We had weekly seminars to acquaint us with the research in the school. Each seminar was given by a different research group. They varied in style and form - from the professor who brought in props to talk us through the history of hard drives to the professor who promised free cake every time their group had a major publication. One week, it was the turn of the text mining group. During the presentation the idea that text mining could be used to make difficult documents easier to understand was mentioned. I took the bait, started reading papers, emailed my prospective supervisor and from there I was away. The spark of inspiration drove me to develop my first experiments, which led to a literature review and an initial study on complex word identification.
Simplification is a great field to be working in. I like that the research I'm doing could improve a user's quality of life. Ok, the technology isn't quite there yet, but the point of research is to reach out to the unattained. To do something that hasn't been done before. There are lots of opportunities in simplification. Lots of unexplored avenues. I'm going to write a long future work section in my thesis (maybe a future post?) because there is a lot to say.

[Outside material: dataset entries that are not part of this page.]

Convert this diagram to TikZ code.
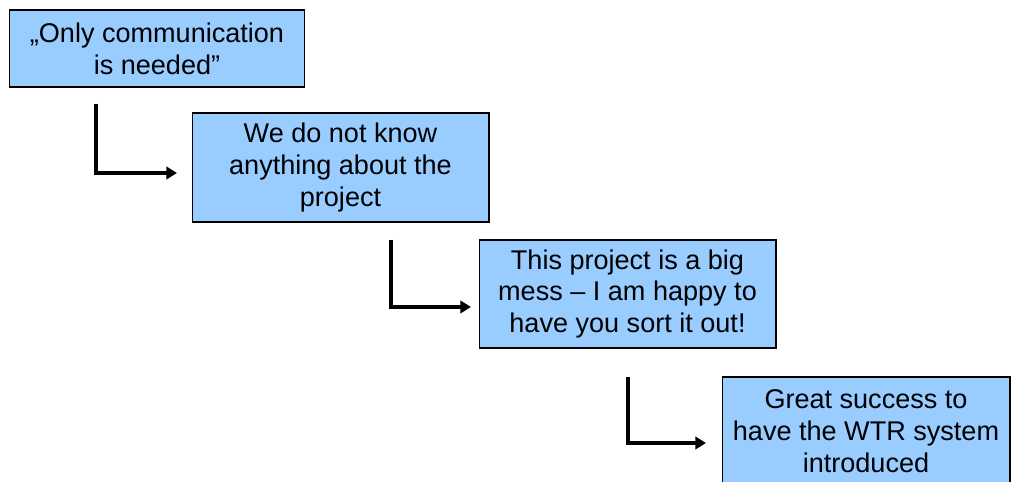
\documentclass[tikz,border=0pt]{standalone}
\usepackage{fontspec}
\setmainfont{Liberation Sans}
\usetikzlibrary{arrows.meta}
\definecolor{boxblue}{RGB}{153,204,255}
\tikzset{
    stage/.style={draw=black,line width=0.6pt,fill=boxblue,align=center,
        font=\fontsize{15.4}{18.2}\selectfont,inner sep=0pt},
    edge/.style={-{Triangle[length=6pt,width=7pt]},line width=2pt}
}

\begin{document}
\begin{tikzpicture}[x=0.02cm,y=-0.02cm]
\useasboundingbox (0,0) rectangle (1012,482);
\clip (0,0) rectangle (1012,482);

% Die vier Stufen von oben links nach unten rechts
\node[stage,minimum width=5.92cm,minimum height=1.54cm] (S1) at (157,48.5) {„Only communication\\is needed”};
\node[stage,minimum width=5.94cm,minimum height=2.18cm] (S2) at (340.5,167.5) {We do not know\\anything about the\\project};
\node[stage,minimum width=5.94cm,minimum height=2.16cm] (S3) at (627.5,294) {This project is a big\\mess – I am happy to\\have you sort it out!};
\node[stage,minimum width=5.76cm,minimum height=2.16cm] (S4) at (866,431) {Great success to\\have the WTR system\\introduced};

% Anfangs- und Endpunkte der Pfeile
\coordinate (a1) at (96,104);
\coordinate (b1) at (177,173);
\coordinate (a2) at (391,240);
\coordinate (b2) at (471,307);
\coordinate (a3) at (628,377);
\coordinate (b3) at (706,443);

% Pfeile
\draw[edge] (a1) |- (b1);
\draw[edge] (a2) |- (b2);
\draw[edge] (a3) |- (b3);
\end{tikzpicture}
\end{document}
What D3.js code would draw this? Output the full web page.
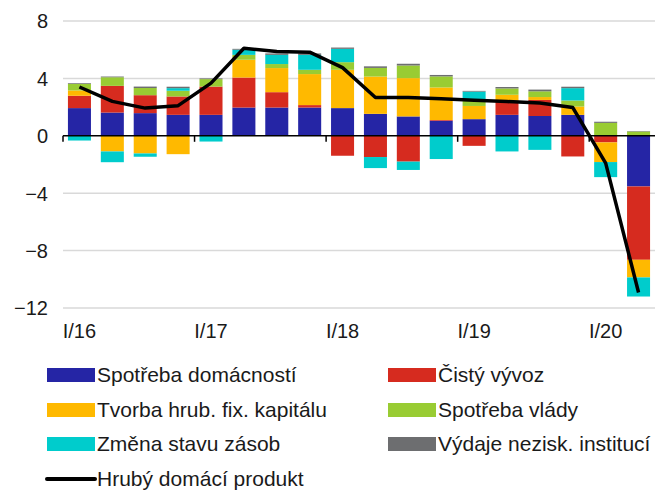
<!DOCTYPE html>
<html>
<head>
<meta charset="utf-8">
<script src="https://cdn.jsdelivr.net/npm/d3@7"></script>
<style>
  html, body { margin: 0; padding: 0; background: #fff; }
  svg text { font-family: "Liberation Sans", Arial, sans-serif; fill: #1a1a1a; }
</style>
</head>
<body>
<svg id="chart" width="664" height="497"></svg>
<script>
// ---- Data ----
const quarters = ["I/16","II/16","III/16","IV/16","I/17","II/17","III/17","IV/17",
                  "I/18","II/18","III/18","IV/18","I/19","II/19","III/19","IV/19","I/20","II/20"];
const yearLabels = ["I/16","I/17","I/18","I/19","I/20"];
const yTicks = [8, 4, 0, -4, -8, -12];

const household   = [1.93, 1.62, 1.58, 1.46, 1.46, 1.97, 1.97, 1.97, 1.93, 1.53, 1.35, 1.05, 1.16, 1.46, 1.38, 1.46, 0, -3.53];
const netExport   = [0.86, 1.86, 1.25, 1.28, 1.97, 2.09, 1.07, 0.17, -1.39, -1.48, -1.8, 0.05, -0.7, 1.0, 1.12, -1.44, -0.46, -5.11];
const gfcf        = [0.37, -1.09, -1.23, -1.28, 0, 1.24, 1.68, 2.16, 2.67, 2.6, 2.67, 2.27, 0.92, 0.4, 0.2, 0.58, -1.37, -1.23];
const government  = [0.46, 0.6, 0.5, 0.4, 0.52, 0.34, 0.28, 0.3, 0.53, 0.6, 0.88, 0.77, 0.45, 0.44, 0.4, 0.42, 0.9, 0.3];
const inventories = [-0.33, -0.75, -0.23, 0.18, -0.4, 0.36, 0.64, 1.04, 0.93, -0.77, -0.58, -1.62, 0.55, -1.09, -0.98, 0.86, -1.05, -1.33];
const npish       = [0.05, 0.05, 0.1, 0.1, 0.05, 0.06, 0.1, 0.1, 0.09, 0.11, 0.12, 0.1, 0.05, 0.1, 0.12, 0.1, 0.08, 0.03];
const gdp         = [3.4, 2.4, 1.93, 2.1, 3.67, 6.1, 5.87, 5.83, 4.75, 2.67, 2.67, 2.58, 2.48, 2.39, 2.28, 1.97, -1.9, -10.92];

const seriesNames = ["Spotřeba domácností", "Čistý vývoz", "Tvorba hrub. fix. kapitálu",
                     "Spotřeba vlády", "Změna stavu zásob", "Výdaje nezisk. institucí"];
const seriesValues = [household, netExport, gfcf, government, inventories, npish];
const seriesColors = ["#2525a5", "#d62b1f", "#ffb900", "#99cc33", "#00cccc", "#6d6e70"];
const lineName = "Hrubý domácí produkt";

// ---- Build table ----
const keys = seriesNames;
const table = quarters.map((q, i) => {
  const row = { q };
  keys.forEach((k, j) => row[k] = seriesValues[j][i]);
  return row;
});

const svg = d3.select("#chart");
const plotLeft = 63, plotRight = 655, plotTop = 21, plotBottom = 308;

const x = d3.scaleBand().domain(quarters).range([plotLeft, plotRight]).paddingInner(0.3).paddingOuter(0.15);
const y = d3.scaleLinear().domain([-12, 8]).range([plotBottom, plotTop]);
const color = d3.scaleOrdinal().domain(keys).range(seriesColors);

// gridlines
svg.append("g")
  .selectAll("line")
  .data(yTicks.filter(t => t !== 0))
  .join("line")
  .attr("x1", plotLeft).attr("x2", plotRight)
  .attr("y1", d => y(d)).attr("y2", d => y(d))
  .attr("stroke", "#d9d9d9").attr("stroke-width", 1.5);

// y axis labels
const yAxis = d3.axisLeft(y).tickValues(yTicks).tickSize(0).tickPadding(0).tickFormat(d3.format("d"));
const gy = svg.append("g").attr("transform", `translate(${48},0)`).call(yAxis);
gy.select(".domain").remove();
gy.selectAll("text").style("font-size", "20px").attr("fill", "#1a1a1a").attr("dy", "0.34em");

// stacked bars
const stack = d3.stack().keys(keys).offset(d3.stackOffsetDiverging);
const stacked = stack(table);
svg.append("g")
  .selectAll("g")
  .data(stacked)
  .join("g")
  .attr("fill", d => color(d.key))
  .selectAll("rect")
  .data(d => d)
  .join("rect")
  .attr("x", d => x(d.data.q))
  .attr("width", x.bandwidth())
  .attr("y", d => y(Math.max(d[0], d[1])))
  .attr("height", d => Math.abs(y(d[0]) - y(d[1])));

// zero axis with year ticks
const yearStarts = quarters.filter(q => q.startsWith("I/"));
const xAxis = d3.axisBottom(x).tickValues([]).tickSizeOuter(0);
const gx = svg.append("g").attr("transform", `translate(0,${y(0)})`).call(xAxis);
gx.select(".domain").attr("stroke", "#000").attr("stroke-width", 1.5)
  .attr("d", `M${plotLeft},0H${plotRight}`);
gx.selectAll(".yeartick")
  .data(yearStarts)
  .join("line")
  .attr("class", "yeartick")
  .attr("x1", d => x(d) - x.step() * x.paddingInner() / 2)
  .attr("x2", d => x(d) - x.step() * x.paddingInner() / 2)
  .attr("y1", 0).attr("y2", 6)
  .attr("stroke", "#000").attr("stroke-width", 1.5);

// x labels
svg.append("g")
  .selectAll("text")
  .data(yearLabels)
  .join("text")
  .attr("x", d => x(d) + x.bandwidth() / 2)
  .attr("y", 331)
  .attr("dy", "0.35em")
  .attr("text-anchor", "middle")
  .style("font-size", "20px")
  .text(d => d);

// GDP line
const line = d3.line()
  .x((d, i) => x(quarters[i]) + x.bandwidth() / 2)
  .y(d => y(d));
svg.append("path")
  .datum(gdp)
  .attr("d", line)
  .attr("fill", "none")
  .attr("stroke", "#000")
  .attr("stroke-width", 3.5)
  .attr("stroke-linejoin", "round");

// legend
const legendItems = [
  { name: seriesNames[0], color: seriesColors[0], col: 0, row: 0 },
  { name: seriesNames[1], color: seriesColors[1], col: 1, row: 0 },
  { name: seriesNames[2], color: seriesColors[2], col: 0, row: 1 },
  { name: seriesNames[3], color: seriesColors[3], col: 1, row: 1 },
  { name: seriesNames[4], color: seriesColors[4], col: 0, row: 2 },
  { name: seriesNames[5], color: seriesColors[5], col: 1, row: 2 }
];
const colX = [47, 388];
const rowY = [375, 410, 444, 479];
const lg = svg.append("g");
const items = lg.selectAll("g").data(legendItems).join("g")
  .attr("transform", d => `translate(${colX[d.col]},${rowY[d.row]})`);
items.append("rect").attr("x", 0).attr("y", -7).attr("width", 48).attr("height", 14).attr("fill", d => d.color);
items.append("text").attr("x", 50).attr("dy", "0.35em").style("font-size", "21px").text(d => d.name);

const lineItem = lg.append("g").attr("transform", `translate(${colX[0]},${rowY[3]})`);
lineItem.append("line").attr("x1", 0).attr("x2", 48).attr("y1", 0).attr("y2", 0)
  .attr("stroke", "#000").attr("stroke-width", 4).attr("stroke-linecap", "round");
lineItem.append("text").attr("x", 50).attr("dy", "0.35em").style("font-size", "21px").text(lineName);
</script>
</body>
</html>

When I started looking into simplification back in 2011, there were three main avenues that I could discern from the literature. Firstly, syntactic simplification - automated methods for splitting sentences, dealing with wh- phrases and the passive voice. Secondly, lexical simplification - the automatic conversion of complex vocabulary into easy to understand words. Finally, semantic simplification - taking the meaning into account and doing some processing based on this. I grouped both lexical elaboration and statistical machine translation under this category, although I would probably now put elaboration under the lexical category.
I felt that my research would be best placed if it fell underneath one of those categories. Although I could see viable research options in all of these, my background in machine learning and data mining was best suited for lexical simplification. This was also around the time that the SemEval 2012 lexical simplification task was announced. This task gave me an intial dataset, my background in AI gave me a set of techniques to apply. From there I ran some initial experiments, implemented a basic system and started learning the complexities of the discipline.
It's strange to think that I'm writing about a decision I made several years ago. I've tried to be as honest as I can remember in this post. The PhD has not been a particularly easy road, but it has been a good one so far.